The Ambition of Daniel
If I told you a man with great ambition had become a high-level government official, you probably would not be surprised in the least. But if I told you the man had no political ambitions, you might be confused.
Daniel was a young man from a prominent family in the kingdom of Judah in the reign of Jehoiakim, and in 605 BC, he was taken into Babylonian captivity by Nebuchadnezzar. He was placed in a special three-year training program to prepare him to serve in the court of the Babylonian king. To make a short story even shorter, Daniel eventually became ruler over the whole province of Babylon and chief prefect over all the wise men of Babylon.
I would like to focus on two important questions in the case of Daniel: What was his ambition in life and how could that ambition possibly lead to his political success?
Daniel’s greatest ambition was to please Jehovah God. In turn, his commitment to exemplary performance of his assigned duties and acting in the best interests of the realm were consistent with God’s will. The prophet Jeremiah had admonished the Jews who were being taken into captivity, “Build houses and live in them; and plant gardens and eat their produce. Take wives and become the fathers of sons and daughters, and take wives for your sons and give your daughters to husbands, that they may bear sons and daughters; and multiply there and do not decrease. Seek the welfare of the city where I have sent you into exile, and pray to the LORD on its behalf; for in its welfare you will have welfare” (Jeremiah 29:5-7).

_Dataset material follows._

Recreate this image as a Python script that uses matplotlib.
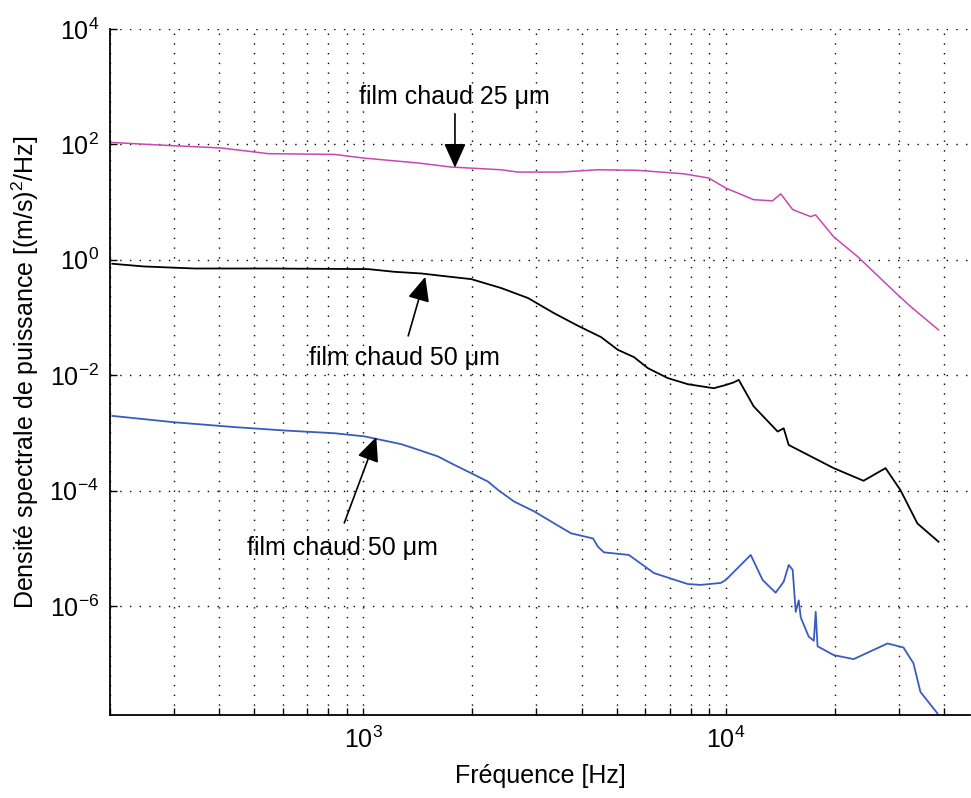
import numpy as np
import matplotlib
matplotlib.use('Agg')
import matplotlib.pyplot as plt

plt.rcParams['font.family'] = ['Liberation Sans', 'DejaVu Sans']
plt.rcParams['mathtext.fontset'] = 'custom'
plt.rcParams['mathtext.rm'] = 'Liberation Sans'
plt.rcParams['mathtext.default'] = 'regular'
plt.rcParams['axes.unicode_minus'] = False

# film chaud 25 um (magenta)
f_25 = [202, 269, 406, 547, 832, 1000, 1419, 1746, 2399, 2673, 3510, 4436,
        5724, 7657, 8975, 10000, 11940, 13460, 14180, 15300, 17150, 17700,
        19850, 23100, 29770, 32350, 38640]
p_25 = [108, 98, 86.5, 69, 67, 58, 47.5, 40.5, 36.3, 33.1, 33.1, 36.3,
        35.5, 30.9, 26.1, 17.5, 11.0, 10.5, 13.9, 7.4, 5.6, 6.0,
        2.5, 1.14, 0.25, 0.155, 0.061]

# film chaud 50 um (noir)
f_50a = [203, 248, 342, 547, 1032, 1217, 1445, 1640, 1985, 2400, 2848, 3357,
         3910, 4529, 5038, 5580, 6097, 6918, 7857, 9265, 10000, 10520, 10860,
         11940, 13910, 14450, 14920, 19850, 24000, 27600, 30340, 33800, 38640]
p_50a = [0.853, 0.766, 0.706, 0.706, 0.689, 0.619, 0.579, 0.528, 0.462, 0.324,
         0.217, 0.119, 0.0718, 0.0457, 0.0275, 0.0206, 0.01324, 0.00891,
         0.00698, 0.00594, 0.00676, 0.0075, 0.0083, 0.00288, 0.001054, 0.0012,
         0.000617, 0.000245, 0.000148, 0.000245, 0.000102, 2.69e-5, 1.30e-5]

# film chaud 50 um (bleu)
f_50b = [203, 300, 441, 606, 832, 1006, 1273, 1445, 1609, 1782, 1985, 2208,
         2356, 2606, 2958, 3357, 3740, 4170, 4303, 4436, 4612, 5404, 6336, 7857,
         8531, 9688, 10000, 11720, 12640, 13730, 14450, 14920, 15300, 15600,
         15900, 16110, 16940, 17500, 17710, 17920, 19850, 22540, 27940, 30920,
         32950, 34450, 38370]
p_50b = [1.97e-3, 1.53e-3, 1.26e-3, 1.10e-3, 9.86e-4, 8.71e-4, 6.37e-4,
         4.9e-4, 3.89e-4, 2.79e-4, 2.0e-4, 1.43e-4, 1.02e-4, 6.46e-5, 4.37e-5,
         2.72e-5, 1.82e-5, 1.55e-5, 1.48e-5, 1.07e-5, 8.5e-6, 7.67e-6, 3.72e-6,
         2.40e-6, 2.32e-6, 2.51e-6, 2.82e-6, 7.67e-6, 2.82e-6, 1.70e-6, 2.63e-6,
         5.13e-6, 4.22e-6, 7.9e-7, 1.25e-6, 6.3e-7, 2.95e-7, 2.5e-7, 7.9e-7,
         2.0e-7, 1.41e-7, 1.20e-7, 2.24e-7, 1.91e-7, 1.02e-7, 3.24e-8, 1.38e-8]

fig = plt.figure(figsize=(9.71, 7.98), dpi=100)
ax = fig.add_axes([0.1133, 0.104, 0.886, 0.8597])

ax.loglog(f_25, p_25, color='#C848B0', linewidth=1.1)
ax.loglog(f_50a, p_50a, color='black', linewidth=1.3)
ax.loglog(f_50b, p_50b, color='#3A5CC0', linewidth=1.3)

ax.set_xlim(200, 4.73e4)
ax.set_ylim(1.29e-8, 1e4)
ax.set_yticks([1e-6, 1e-4, 1e-2, 1e0, 1e2, 1e4])
ax.yaxis.set_minor_locator(matplotlib.ticker.NullLocator())

dots = (0, (1, 6))
ax.grid(True, which='major', axis='both', color='black', linestyle=dots, linewidth=1.0)
ax.grid(True, which='minor', axis='x', color='black', linestyle=dots, linewidth=1.0)

ax.spines['top'].set_visible(False)
ax.spines['right'].set_visible(False)
ax.spines['left'].set_linewidth(1.3)
ax.spines['bottom'].set_linewidth(1.3)
ax.tick_params(which='both', direction='in', length=5, width=1.0,
               labelsize=18, pad=8)

ax.set_xlabel('Fréquence [Hz]', fontsize=18, labelpad=8)
ax.set_ylabel('Densité spectrale de puissance [(m/s)$^2$/Hz]', fontsize=18, labelpad=6)

arrow = dict(arrowstyle='-|>,head_length=1.0,head_width=0.45', color='black',
             lw=1.2, mutation_scale=15, shrinkA=0, shrinkB=0)

ax.text(1781, 670, 'film chaud 25 μm', fontsize=18, ha='center', va='center')
ax.annotate('', xy=(1790, 39.4), xytext=(1790, 339), arrowprops=arrow)

ax.text(1297, 0.02, 'film chaud 50 μm', fontsize=18, ha='center', va='center')
ax.annotate('', xy=(1482, 0.507), xytext=(1330, 0.048), arrowprops=arrow)

ax.text(875, 1.01e-5, 'film chaud 50 μm', fontsize=18, ha='center', va='center')
ax.annotate('', xy=(1086, 8.5e-4), xytext=(886, 2.75e-5), arrowprops=arrow)

plt.savefig('out.png', dpi=100)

Nebuchadnezzar, and in later years, Darius the Mede, knew that entrusting greater levels of responsibility to Daniel was in the best interest of the kingdom. Besides being wise and competent, he was a man of integrity who truly cared about the nation and the rulers he served. I believe that Daniel (and Joseph before him) stand as excellent examples of healthy ambition.
James warns about “selfish ambition” (James 3:16) and Paul says that a desire to become rich can lead to ruin and destruction (1 Timothy 6:9). A person whose primary goal in life is to become CEO of a company needs to ask themselves some tough questions about what motivates them.
There are devoted Christians who do very well. They have developed the necessary skills to support their families as God has directed. They work hard for their employers as if they are working for the Lord. They recognize that a lot of good people depend on the success of the enterprise for job security and they work and pray to that end. It is little wonder that these people are promoted to a level of responsibility that is in the best interest of the company.
Good people in positions of influence is a good thing. Let’s get there by devoting ourselves first to God, then to the welfare of others around us. That is what Daniel did, and his selfless ambition made all the difference.